Friday, March 16, 2018

Call It Courage by Armstrong Sperry

3103364From Goodreads,

"Mafatu has been afraid of the sea for as long as he can remember. Though his father is the Great Chief of Hikueru - an island whose seafaring people worship courage - Mafatu feels like an outsider. All his life he has been teased, taunted, and even blamed for storms on the sea. 

Then at age fifteen, no longer willing to put up with the ridicule and jibes, Mafatu decides to take his fate into his own hands. With his dog, Uri, as his companion, Mafatu paddles out to sea, ready to face his fears. What he learns on his lonesome adventure will change him forever and make him a hero in the eyes of his people."

Goodreads - Call It Courage

Awards:
  • Newbery Medal (1941)
I posted a couple of weeks ago that my boyfriend and I decided we would tackle reading all of the books on that had received the Newbery Medal Award.  This is almost a hundred books considering the first award was given in 1922.  I finished the first book which was the 2017 winner The Girl Who Drank The MoonI waited for about a week for him to hopefully finish the book.  I got tired of waiting and read another book in the meantime.  A few weeks later he sadly told me he wasn't going to finish the book and that he wasn't going to read all the books on the list.  I was irritated to say the least, but I also understood where he was coming from.  Reading isn't his thing.  It's mine.  I decided I would continue with the task of reading the books on the award list.  While I had originally planned to read the books in order as closely as possible, I ended up randomly grabbing a book off my shelf, and it happened to be the 1941 Newbery Medal Award winner.  I was really wanting a short book and that is definitely what I got.

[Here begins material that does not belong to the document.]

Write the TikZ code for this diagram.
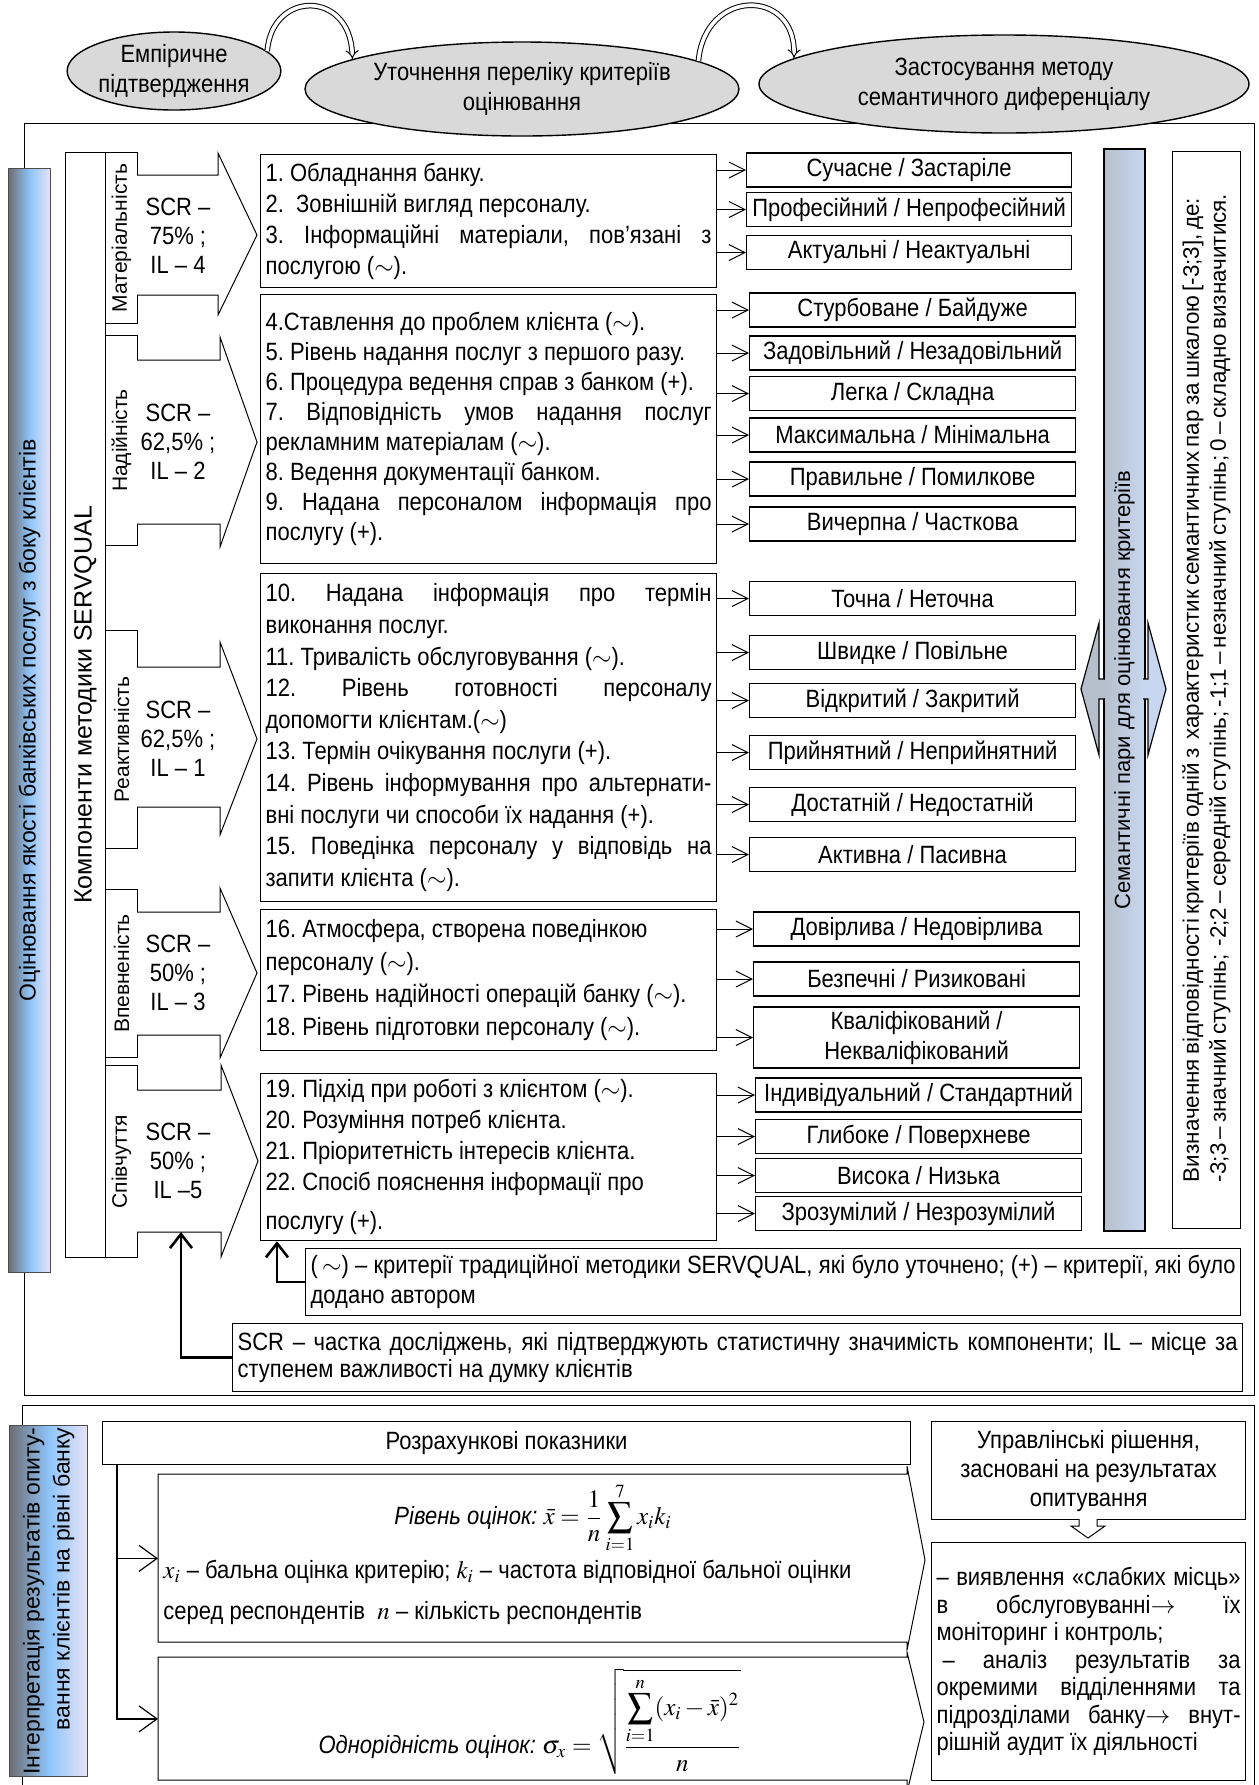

This book is about a young boy named Mafatu who is terrified of the water after a nasty run in while with his mother as a child.  Mafatu feels that he escaped the wrath of the ocean, but that Moana the god of the sea is going to seek revenge because he escaped.  He feels like an outcast because the people on his island live and breathe the ocean.  The other boys make fun of him and eventually Mafatu has enough.  He loads a canoe with his dog Uri and the essentials and he sets sail to make a path of his own and to prove everyone that he isn't totally terrified of the ocean.

There wasn't much that I really enjoyed in this book.  I felt like I had already heard this storyline before.  And then it hit me.  I realized that this story was very similar to the Disney movie Moana.  The plot line was the same for both the book and the movie.  It has the general storyline of a person that doesn't fit in with their village, they take a canoe and travel somewhere, they have to accomplish something, they encounter hardships, and they eventually return home as a hero.  The book mentions Maui and Moana and the two main characters in the movie are Maui and Moana.  Both main characters in the book and the movie have 2 sidekicks.  One that stays in the canoe with them and one that doesn't.  I cannot stop thinking about if Disney ripped off this book.  The two are just too similar.  It's a little unsettling.

I honestly didn't like this book.  It was a very shallow book that lacked in my opinion a real story line.  I give this book 2 out of 5 stars.  If you are wanting to read all the books on the Newbery list then you'll have to read this book, but otherwise I wouldn't even bother with it.